My apologies for any inaccuracies.)
Recently, it was disclosed
that a large hole in the ozone layer appears once
a year over the South
Pole. The researchers had first detected this hole
approximately 8 years
ago by tests done at the South Pole itself.
Why did they wait 8 years
to disclose this disturbing fact? Because the
satellite that normally
gives ozone levels had not reported any such hole
and the researchers
could not believe that the satellite's figures could be
incorrect. It
took 8 years of testing before they felt confident enough to
dispute the satellite's
figures.
And why did the satellite
fail to report this hole? Because it had been
programmed to reject
values that fell outside the "normal" range!
I do not know which is
more disturbing -- that the researchers had so much
faith in the satellite
that it took 8 years of testing before they would
dispute the satellite
or that the satellite would observe this huge drop in
the ozone level year
after year and just throw the results away?
Bill McGarry
Bunker
Ramo, Trumbull, CT
{decvax,
philabs, ittatc, fortune}!bunker!wtm
[A truly remarkable saga. I read it too, and was going to report
on it -- but could not find the source. HELP, PLEASE! PGN]
----------------------------------------------------------------------
----------------------------------------------------------------------
Date: Tue, 23 Sep 86
12:54:10 EDT
From: Jim Purtilo <purtilo@brillig.umd.edu>
To: RISKS@csl.sri.com
Subject: Sane
sanity checks / risking public discussion
[Regarding ``sanity checks'']
Let us remember that
there are sane ``sanity checks'' as well as the other
kind. About 8 years
ago while a grad student at an Ohio university that
probably ought to remain
unnamed, I learned of the following follies:
The campus had long been
doing class registration and scheduling via
computer, but the registrar
insisted on a ``sanity check'' in the form of
hard copy. Once
each term, a dozen guys in overalls would spend the day
hauling a room full
of paper boxes over from the CS center, representing a
paper copy of each document
that had anything to do with the registration
process. [I first
took exception to this because their whole argument in
favor of "computerizing"
was based on reduced costs, but I guess that should
be hashed out in NET.TREE-EATERS.]
No one in that registrar's
office was at all interested in wading through
all that paper. Not
even a little bit.
One fine day, the Burroughs
people came through with a little upgrade to the
processor used by campus
administration. And some "unused status bits"
happened to float the
other way.
This was right before
the preregistration documents were run, and dutifully
about 12,000 students
preregistration requests were scheduled and mailed
back to them.
All of them were signed up "PASS/FAIL". This was
meticulously recorded
on all those trees stored in the back room, but no one
wanted to look.
I suppose a moral would
be ``if you include sanity checks, make sure a sane
person would be interested
in looking at them.''
[Regarding break-ins at Stanford]
A lot of the discussion
seems to revolve about ``hey, Brian, you got what
you asked for'' (no
matter how kindly it is phrased). Without making
further editorial either
way, I'd like to make sure that Brian is commended
for sharing the experience.
Sure would be a shame if ``coming clean'' about
a bad situation will
be viewed as itself constituting a risk...

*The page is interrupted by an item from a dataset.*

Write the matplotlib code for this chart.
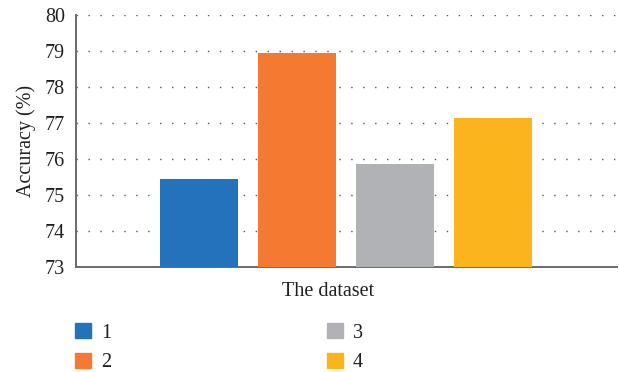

[I am delighted to see this comment. Thanks, Brian! PGN]
----------------------------------------------------------------------
----------------------------------------------------------------------
Date: Wed, 1 Oct 86 16:55:14
pdt
From: ladkin@kestrel.ARPA
(Peter Ladkin)
To: risks@sri-csl
Subject: A
propos landing gear
Alan Marcum's comment
on gear overrides in the Arrow reminded me
of a recent incident
in my flying club (and his, too).
The Beech Duchess, a
light training twin, has an override that
maintains the landing
gear *down* while there is weight on the
wheels, ostensibly to
prevent the pilot from retracting the
gear while on the ground
(this is a problem that Beech has in
some of its airplanes,
since they chose to use a non-standard
location for gear and
flap switches, encouraging a pilot to
mistake one for the
other).
Pilots can get into
the habit of *retracting* the gear before
takeoff, secure in the
knowledge that it will remain down
until weight is lifted
off the wheels, whence it will commence
retracting. This has
the major advantages that it's one less
thing to do during takeoff,
allowing more concentration on
flying, and the gear
is retracted at the earliest possible
moment, allowing maximum
climb performance, which is important
in case an engine fails
at this critical stage.
Can anyone guess the
disadvantage of this procedure yet?
Our club pilot, on his
ATP check ride, with an FAA inspector
aboard, suffered nosewheel
collapse on take-off, and dinged
the nose, and both props,
necessitating an expensive repair
and engine rebuild.
Thankfully, all walked away unharmed.
It was a windy day.
It is popularly supposed
that the premature retraction technique
was used, and a gust
of wind near rotation speed caused the weight
to be lifted off the
nosewheel. When the plane settled, the
retraction had activated,
and the lock had disengaged,
allowing the weight
to collapse the nosewheel.
Both pilots assure that
the gear switch was in the down position,
contrary to the popular
supposition.
All gear systems in the
aircraft were functioning normally when
tested after the accident.
The relevance to Risks?
The system is simple, and understood in
its entirety by all
competent users. The technique of
premature retraction
has advantages. It's not clear that a
gedankenexperiment could
predict the disadvantage.
Peter Ladkin
----------------------------------------------------------------------